March 20, 2009, 6:12 pm
sid from Boerum Hill says:
Of course the MTA is incompetent. Its supervised by the STATE- the gang that can't shot straight. Its been underfunded by the state for year-the city pays higher subsidies. The city is paying for the 7 lines extension-all by itself. But that doesn't mean it doesn't need the money. I have no problem with reform but you can wait longer if you want and the fare will still go up. The State took over the MTA because the State didn't want to give the city the money to pay for it without controlling how it would be spent. The goal wasn't to insulate the MTA from politics it was to give the MTA money that the State would control. You can't give the control back to the City unless you give the City the right to raise money as it sees fit...and the City would impose the Ravitch plan completely! Albany will never allow such home rule. We would still have the commuter tax and a lot more money would stay here and it would be a heck of a lot easier...although many people wouldn't have like the congestion pricing plan that passed the City only to killed by Albany....and the fare will be higher because of the same incompetents in Albany-of that we agree.....
March 21, 2009, 12:05 am
Mary from Sunset Park says:
I beg to differ. Gersh is the only editor in this city with any common sense (no, I'm not related to him!). I'm sick and tired of reading short-sighted editorials in the Daily News that advocate picking taxpayer's pockets to fund a bloated and incompetent bureaucracy. The MTA makes plenty of money; they just can't figure out how to spend it wisely. This is not a one-time issue; this is not due to the recession. Every year the MTA has a "crisis"--and we have to pay the price, either through a hike in subway fares or in taxes.
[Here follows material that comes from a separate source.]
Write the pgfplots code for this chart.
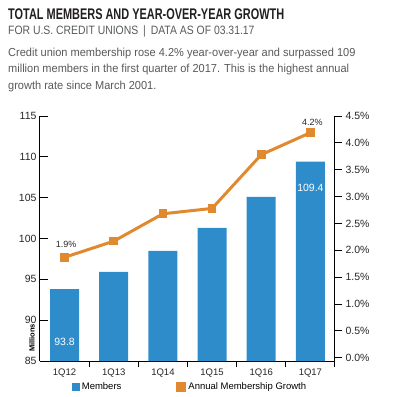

Not to mention that these wiseguys have promised a fare hike even if they get a bailout. How much money do they get to shake us down for?

Make no mistake, there will be more problems next year, unless we address the root problems of the issue. Until we demand reform, the MTA will continue to squander our hard-earned money.
March 22, 2009, 6:20 pm
Chris from Greenpoint says:
Mary, if you actually believe the MTA can avert this entire crisis by simply re-prioritizing their spending, why don't you take a look at their financial statements online (mta.info/mta/budget) and tell us all how?
March 23, 2009, 10:58 am
sid from Boerum Hill says:
http://www.nydailynews.com/ny_local/2009/03/23/2009-03-23_gov_paterson_to_mta_go_ahead_with_doomsd.html

so everyone will get the increases and the services cuts....Happy now?